▶ [To be done]:
Omit every picture, and retype the lines that run from the beginning of the data below through the line containing "const yTicks = [0, 0.2, 0.4, 0.6, 0.8, 1.0];", inclusive.

▶ [Supplied material]:
/---

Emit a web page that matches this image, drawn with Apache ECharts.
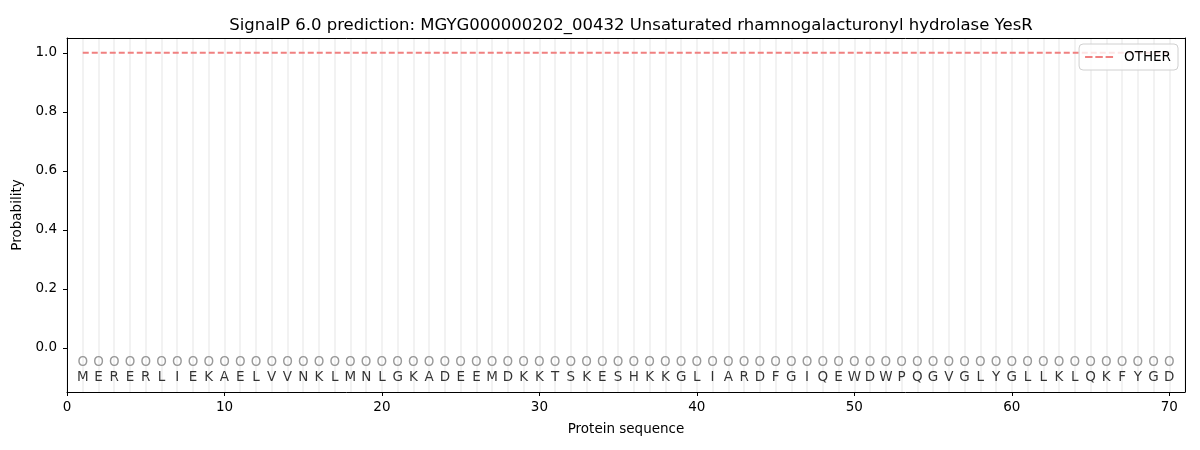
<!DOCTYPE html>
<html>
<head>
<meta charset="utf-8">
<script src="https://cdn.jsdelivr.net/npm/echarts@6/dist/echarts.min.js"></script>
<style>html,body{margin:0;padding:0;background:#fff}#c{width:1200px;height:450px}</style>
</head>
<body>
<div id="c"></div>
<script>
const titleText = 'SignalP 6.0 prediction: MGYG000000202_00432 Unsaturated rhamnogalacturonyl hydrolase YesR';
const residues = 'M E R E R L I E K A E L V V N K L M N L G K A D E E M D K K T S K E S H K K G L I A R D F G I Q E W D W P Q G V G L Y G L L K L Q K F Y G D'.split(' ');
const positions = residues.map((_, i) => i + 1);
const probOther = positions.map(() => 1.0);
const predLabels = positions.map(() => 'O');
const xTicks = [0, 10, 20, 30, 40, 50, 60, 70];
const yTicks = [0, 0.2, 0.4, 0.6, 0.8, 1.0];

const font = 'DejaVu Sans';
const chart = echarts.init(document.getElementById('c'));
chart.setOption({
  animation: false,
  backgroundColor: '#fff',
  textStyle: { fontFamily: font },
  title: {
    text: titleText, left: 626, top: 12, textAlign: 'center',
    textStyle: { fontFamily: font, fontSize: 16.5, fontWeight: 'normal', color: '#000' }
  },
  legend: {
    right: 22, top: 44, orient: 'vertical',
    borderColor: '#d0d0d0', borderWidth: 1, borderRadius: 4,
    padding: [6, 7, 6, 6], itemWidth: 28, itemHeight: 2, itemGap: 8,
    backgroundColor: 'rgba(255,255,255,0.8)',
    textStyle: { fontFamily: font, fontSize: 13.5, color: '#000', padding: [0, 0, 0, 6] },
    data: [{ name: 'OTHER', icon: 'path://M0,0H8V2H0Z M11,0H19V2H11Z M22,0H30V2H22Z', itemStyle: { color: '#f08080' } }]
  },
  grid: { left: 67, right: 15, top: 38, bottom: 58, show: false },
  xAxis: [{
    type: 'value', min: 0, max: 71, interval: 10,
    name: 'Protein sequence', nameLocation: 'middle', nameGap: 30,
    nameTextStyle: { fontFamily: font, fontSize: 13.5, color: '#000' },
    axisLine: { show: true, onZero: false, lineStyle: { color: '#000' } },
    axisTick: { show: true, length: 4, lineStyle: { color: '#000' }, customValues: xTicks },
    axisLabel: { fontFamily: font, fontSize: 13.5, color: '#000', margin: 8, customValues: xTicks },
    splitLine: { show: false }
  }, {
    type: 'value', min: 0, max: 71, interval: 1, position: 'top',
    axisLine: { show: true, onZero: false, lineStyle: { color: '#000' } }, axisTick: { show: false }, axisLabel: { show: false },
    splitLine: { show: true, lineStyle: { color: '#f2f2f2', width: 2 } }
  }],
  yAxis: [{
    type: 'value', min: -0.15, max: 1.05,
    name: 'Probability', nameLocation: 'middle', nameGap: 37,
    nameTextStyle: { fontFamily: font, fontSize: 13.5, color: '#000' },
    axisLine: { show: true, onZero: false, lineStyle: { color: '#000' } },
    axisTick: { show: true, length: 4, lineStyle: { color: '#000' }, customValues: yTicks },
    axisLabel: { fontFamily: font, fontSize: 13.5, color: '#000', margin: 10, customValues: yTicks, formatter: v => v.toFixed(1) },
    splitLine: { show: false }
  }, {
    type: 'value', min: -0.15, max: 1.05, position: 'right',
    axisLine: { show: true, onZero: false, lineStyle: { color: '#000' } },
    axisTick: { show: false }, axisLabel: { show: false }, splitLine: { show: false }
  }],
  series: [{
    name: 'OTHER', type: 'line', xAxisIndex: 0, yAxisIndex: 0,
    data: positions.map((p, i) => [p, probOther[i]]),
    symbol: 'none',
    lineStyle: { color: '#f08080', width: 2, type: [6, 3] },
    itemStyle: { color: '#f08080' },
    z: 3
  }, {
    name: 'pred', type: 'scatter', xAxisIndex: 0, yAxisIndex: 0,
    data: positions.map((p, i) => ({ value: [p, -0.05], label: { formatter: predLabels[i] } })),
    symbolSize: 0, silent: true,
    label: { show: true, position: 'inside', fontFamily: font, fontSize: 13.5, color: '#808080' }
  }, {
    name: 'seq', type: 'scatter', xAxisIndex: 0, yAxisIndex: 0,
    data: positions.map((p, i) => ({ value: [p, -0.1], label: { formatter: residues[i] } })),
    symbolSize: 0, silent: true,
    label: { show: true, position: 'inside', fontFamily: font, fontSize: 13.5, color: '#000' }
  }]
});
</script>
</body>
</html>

\---

▶ [Answer in full]:
Emit a web page that matches this image, drawn with Apache ECharts.
<!DOCTYPE html>
<html>
<head>
<meta charset="utf-8">
<script src="https://cdn.jsdelivr.net/npm/echarts@6/dist/echarts.min.js"></script>
<style>html,body{margin:0;padding:0;background:#fff}#c{width:1200px;height:450px}</style>
</head>
<body>
<div id="c"></div>
<script>
const titleText = 'SignalP 6.0 prediction: MGYG000000202_00432 Unsaturated rhamnogalacturonyl hydrolase YesR';
const residues = 'M E R E R L I E K A E L V V N K L M N L G K A D E E M D K K T S K E S H K K G L I A R D F G I Q E W D W P Q G V G L Y G L L K L Q K F Y G D'.split(' ');
const positions = residues.map((_, i) => i + 1);
const probOther = positions.map(() => 1.0);
const predLabels = positions.map(() => 'O');
const xTicks = [0, 10, 20, 30, 40, 50, 60, 70];
const yTicks = [0, 0.2, 0.4, 0.6, 0.8, 1.0];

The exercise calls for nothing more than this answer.